Copy each line exactly. Drop every picture.
______
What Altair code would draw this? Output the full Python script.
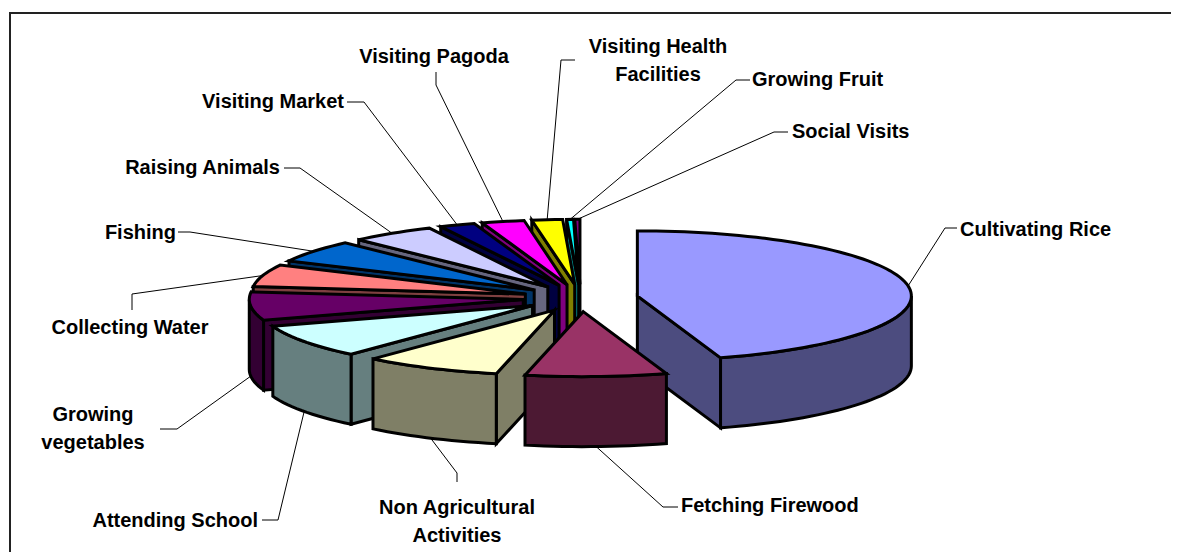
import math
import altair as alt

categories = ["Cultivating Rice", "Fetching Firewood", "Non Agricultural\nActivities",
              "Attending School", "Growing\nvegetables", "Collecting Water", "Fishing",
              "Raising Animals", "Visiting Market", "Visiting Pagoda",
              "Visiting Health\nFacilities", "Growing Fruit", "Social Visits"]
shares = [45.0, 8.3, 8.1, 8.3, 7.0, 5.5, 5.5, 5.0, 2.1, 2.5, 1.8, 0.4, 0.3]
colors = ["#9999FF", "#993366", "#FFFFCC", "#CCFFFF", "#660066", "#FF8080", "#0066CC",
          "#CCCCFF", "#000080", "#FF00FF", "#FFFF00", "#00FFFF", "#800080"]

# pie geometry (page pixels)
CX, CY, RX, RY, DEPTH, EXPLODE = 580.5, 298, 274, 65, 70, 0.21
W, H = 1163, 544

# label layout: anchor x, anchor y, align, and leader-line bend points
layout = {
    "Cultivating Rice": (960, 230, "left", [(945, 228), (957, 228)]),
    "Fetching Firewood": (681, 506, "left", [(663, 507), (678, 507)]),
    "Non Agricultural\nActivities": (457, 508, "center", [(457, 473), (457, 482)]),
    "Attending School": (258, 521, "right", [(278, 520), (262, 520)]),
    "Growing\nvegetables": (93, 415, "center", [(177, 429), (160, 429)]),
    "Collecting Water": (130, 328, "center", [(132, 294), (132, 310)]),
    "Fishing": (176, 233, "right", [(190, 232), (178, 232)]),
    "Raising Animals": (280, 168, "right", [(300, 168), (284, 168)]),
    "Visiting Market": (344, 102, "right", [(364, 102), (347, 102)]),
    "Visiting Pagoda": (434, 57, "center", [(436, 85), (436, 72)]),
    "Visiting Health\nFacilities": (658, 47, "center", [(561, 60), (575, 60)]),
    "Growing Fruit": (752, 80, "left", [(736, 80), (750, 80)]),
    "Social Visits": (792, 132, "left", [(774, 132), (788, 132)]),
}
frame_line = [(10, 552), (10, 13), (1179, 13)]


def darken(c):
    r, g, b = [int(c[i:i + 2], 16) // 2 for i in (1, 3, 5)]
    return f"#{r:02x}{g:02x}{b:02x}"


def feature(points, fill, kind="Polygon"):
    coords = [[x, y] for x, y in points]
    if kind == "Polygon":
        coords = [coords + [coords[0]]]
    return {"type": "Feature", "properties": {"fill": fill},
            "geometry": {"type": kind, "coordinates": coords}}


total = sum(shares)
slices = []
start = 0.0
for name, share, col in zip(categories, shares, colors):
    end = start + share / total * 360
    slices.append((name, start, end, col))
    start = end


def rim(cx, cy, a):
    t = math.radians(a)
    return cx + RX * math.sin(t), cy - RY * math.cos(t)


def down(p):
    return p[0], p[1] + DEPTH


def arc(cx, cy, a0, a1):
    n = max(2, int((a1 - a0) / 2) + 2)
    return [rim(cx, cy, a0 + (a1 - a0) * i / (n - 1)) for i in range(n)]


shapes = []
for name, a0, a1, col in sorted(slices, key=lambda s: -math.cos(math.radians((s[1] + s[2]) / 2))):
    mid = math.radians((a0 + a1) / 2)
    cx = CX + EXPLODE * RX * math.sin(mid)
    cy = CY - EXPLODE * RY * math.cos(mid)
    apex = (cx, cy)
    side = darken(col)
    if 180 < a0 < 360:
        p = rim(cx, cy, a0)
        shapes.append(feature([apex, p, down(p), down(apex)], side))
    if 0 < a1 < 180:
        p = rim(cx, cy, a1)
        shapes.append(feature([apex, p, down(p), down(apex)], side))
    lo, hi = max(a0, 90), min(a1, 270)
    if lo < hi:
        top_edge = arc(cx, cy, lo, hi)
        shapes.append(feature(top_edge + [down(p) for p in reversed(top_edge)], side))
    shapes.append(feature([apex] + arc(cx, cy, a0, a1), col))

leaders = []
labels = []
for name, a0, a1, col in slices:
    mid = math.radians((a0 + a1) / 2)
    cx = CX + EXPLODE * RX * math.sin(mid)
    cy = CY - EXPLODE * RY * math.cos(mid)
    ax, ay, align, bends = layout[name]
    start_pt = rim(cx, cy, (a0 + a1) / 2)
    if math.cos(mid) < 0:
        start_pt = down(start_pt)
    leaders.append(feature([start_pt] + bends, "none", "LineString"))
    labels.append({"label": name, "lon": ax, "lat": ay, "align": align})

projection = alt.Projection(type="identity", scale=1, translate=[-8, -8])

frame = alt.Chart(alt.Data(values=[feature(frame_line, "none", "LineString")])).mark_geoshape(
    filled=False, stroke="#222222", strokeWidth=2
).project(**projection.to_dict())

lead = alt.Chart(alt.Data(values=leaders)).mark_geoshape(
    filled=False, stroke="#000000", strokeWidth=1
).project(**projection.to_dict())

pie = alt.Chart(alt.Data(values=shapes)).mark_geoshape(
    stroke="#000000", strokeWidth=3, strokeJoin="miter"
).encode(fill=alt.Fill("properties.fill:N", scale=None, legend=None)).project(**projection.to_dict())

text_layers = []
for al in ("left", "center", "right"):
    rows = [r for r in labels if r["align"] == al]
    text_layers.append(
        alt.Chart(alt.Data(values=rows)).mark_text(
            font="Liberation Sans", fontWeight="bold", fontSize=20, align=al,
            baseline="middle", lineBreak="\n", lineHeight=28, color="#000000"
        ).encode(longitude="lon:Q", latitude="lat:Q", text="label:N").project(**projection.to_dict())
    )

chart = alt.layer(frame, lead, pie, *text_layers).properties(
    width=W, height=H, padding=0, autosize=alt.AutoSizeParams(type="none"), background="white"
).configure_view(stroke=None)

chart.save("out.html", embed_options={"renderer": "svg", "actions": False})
______
TASK ANSWER:
What Altair code would draw this? Output the full Python script.
import math
import altair as alt

categories = ["Cultivating Rice", "Fetching Firewood", "Non Agricultural\nActivities",
              "Attending School", "Growing\nvegetables", "Collecting Water", "Fishing",
              "Raising Animals", "Visiting Market", "Visiting Pagoda",
              "Visiting Health\nFacilities", "Growing Fruit", "Social Visits"]
shares = [45.0, 8.3, 8.1, 8.3, 7.0, 5.5, 5.5, 5.0, 2.1, 2.5, 1.8, 0.4, 0.3]
colors = ["#9999FF", "#993366", "#FFFFCC", "#CCFFFF", "#660066", "#FF8080", "#0066CC",
          "#CCCCFF", "#000080", "#FF00FF", "#FFFF00", "#00FFFF", "#800080"]

# pie geometry (page pixels)
CX, CY, RX, RY, DEPTH, EXPLODE = 580.5, 298, 274, 65, 70, 0.21
W, H = 1163, 544

# label layout: anchor x, anchor y, align, and leader-line bend points
layout = {
    "Cultivating Rice": (960, 230, "left", [(945, 228), (957, 228)]),
    "Fetching Firewood": (681, 506, "left", [(663, 507), (678, 507)]),
    "Non Agricultural\nActivities": (457, 508, "center", [(457, 473), (457, 482)]),
    "Attending School": (258, 521, "right", [(278, 520), (262, 520)]),
    "Growing\nvegetables": (93, 415, "center", [(177, 429), (160, 429)]),
    "Collecting Water": (130, 328, "center", [(132, 294), (132, 310)]),
    "Fishing": (176, 233, "right", [(190, 232), (178, 232)]),
    "Raising Animals": (280, 168, "right", [(300, 168), (284, 168)]),
    "Visiting Market": (344, 102, "right", [(364, 102), (347, 102)]),
    "Visiting Pagoda": (434, 57, "center", [(436, 85), (436, 72)]),
    "Visiting Health\nFacilities": (658, 47, "center", [(561, 60), (575, 60)]),
    "Growing Fruit": (752, 80, "left", [(736, 80), (750, 80)]),
    "Social Visits": (792, 132, "left", [(774, 132), (788, 132)]),
}
frame_line = [(10, 552), (10, 13), (1179, 13)]


def darken(c):
    r, g, b = [int(c[i:i + 2], 16) // 2 for i in (1, 3, 5)]
    return f"#{r:02x}{g:02x}{b:02x}"


def feature(points, fill, kind="Polygon"):
    coords = [[x, y] for x, y in points]
    if kind == "Polygon":
        coords = [coords + [coords[0]]]
    return {"type": "Feature", "properties": {"fill": fill},
            "geometry": {"type": kind, "coordinates": coords}}


total = sum(shares)
slices = []
start = 0.0
for name, share, col in zip(categories, shares, colors):
    end = start + share / total * 360
    slices.append((name, start, end, col))
    start = end


def rim(cx, cy, a):
    t = math.radians(a)
    return cx + RX * math.sin(t), cy - RY * math.cos(t)


def down(p):
    return p[0], p[1] + DEPTH


def arc(cx, cy, a0, a1):
    n = max(2, int((a1 - a0) / 2) + 2)
    return [rim(cx, cy, a0 + (a1 - a0) * i / (n - 1)) for i in range(n)]


shapes = []
for name, a0, a1, col in sorted(slices, key=lambda s: -math.cos(math.radians((s[1] + s[2]) / 2))):
    mid = math.radians((a0 + a1) / 2)
    cx = CX + EXPLODE * RX * math.sin(mid)
    cy = CY - EXPLODE * RY * math.cos(mid)
    apex = (cx, cy)
    side = darken(col)
    if 180 < a0 < 360:
        p = rim(cx, cy, a0)
        shapes.append(feature([apex, p, down(p), down(apex)], side))
    if 0 < a1 < 180:
        p = rim(cx, cy, a1)
        shapes.append(feature([apex, p, down(p), down(apex)], side))
    lo, hi = max(a0, 90), min(a1, 270)
    if lo < hi:
        top_edge = arc(cx, cy, lo, hi)
        shapes.append(feature(top_edge + [down(p) for p in reversed(top_edge)], side))
    shapes.append(feature([apex] + arc(cx, cy, a0, a1), col))

leaders = []
labels = []
for name, a0, a1, col in slices:
    mid = math.radians((a0 + a1) / 2)
    cx = CX + EXPLODE * RX * math.sin(mid)
    cy = CY - EXPLODE * RY * math.cos(mid)
    ax, ay, align, bends = layout[name]
    start_pt = rim(cx, cy, (a0 + a1) / 2)
    if math.cos(mid) < 0:
        start_pt = down(start_pt)
    leaders.append(feature([start_pt] + bends, "none", "LineString"))
    labels.append({"label": name, "lon": ax, "lat": ay, "align": align})

projection = alt.Projection(type="identity", scale=1, translate=[-8, -8])

frame = alt.Chart(alt.Data(values=[feature(frame_line, "none", "LineString")])).mark_geoshape(
    filled=False, stroke="#222222", strokeWidth=2
).project(**projection.to_dict())

lead = alt.Chart(alt.Data(values=leaders)).mark_geoshape(
    filled=False, stroke="#000000", strokeWidth=1
).project(**projection.to_dict())

pie = alt.Chart(alt.Data(values=shapes)).mark_geoshape(
    stroke="#000000", strokeWidth=3, strokeJoin="miter"
).encode(fill=alt.Fill("properties.fill:N", scale=None, legend=None)).project(**projection.to_dict())

text_layers = []
for al in ("left", "center", "right"):
    rows = [r for r in labels if r["align"] == al]
    text_layers.append(
        alt.Chart(alt.Data(values=rows)).mark_text(
            font="Liberation Sans", fontWeight="bold", fontSize=20, align=al,
            baseline="middle", lineBreak="\n", lineHeight=28, color="#000000"
        ).encode(longitude="lon:Q", latitude="lat:Q", text="label:N").project(**projection.to_dict())
    )

chart = alt.layer(frame, lead, pie, *text_layers).properties(
    width=W, height=H, padding=0, autosize=alt.AutoSizeParams(type="none"), background="white"
).configure_view(stroke=None)

chart.save("out.html", embed_options={"renderer": "svg", "actions": False})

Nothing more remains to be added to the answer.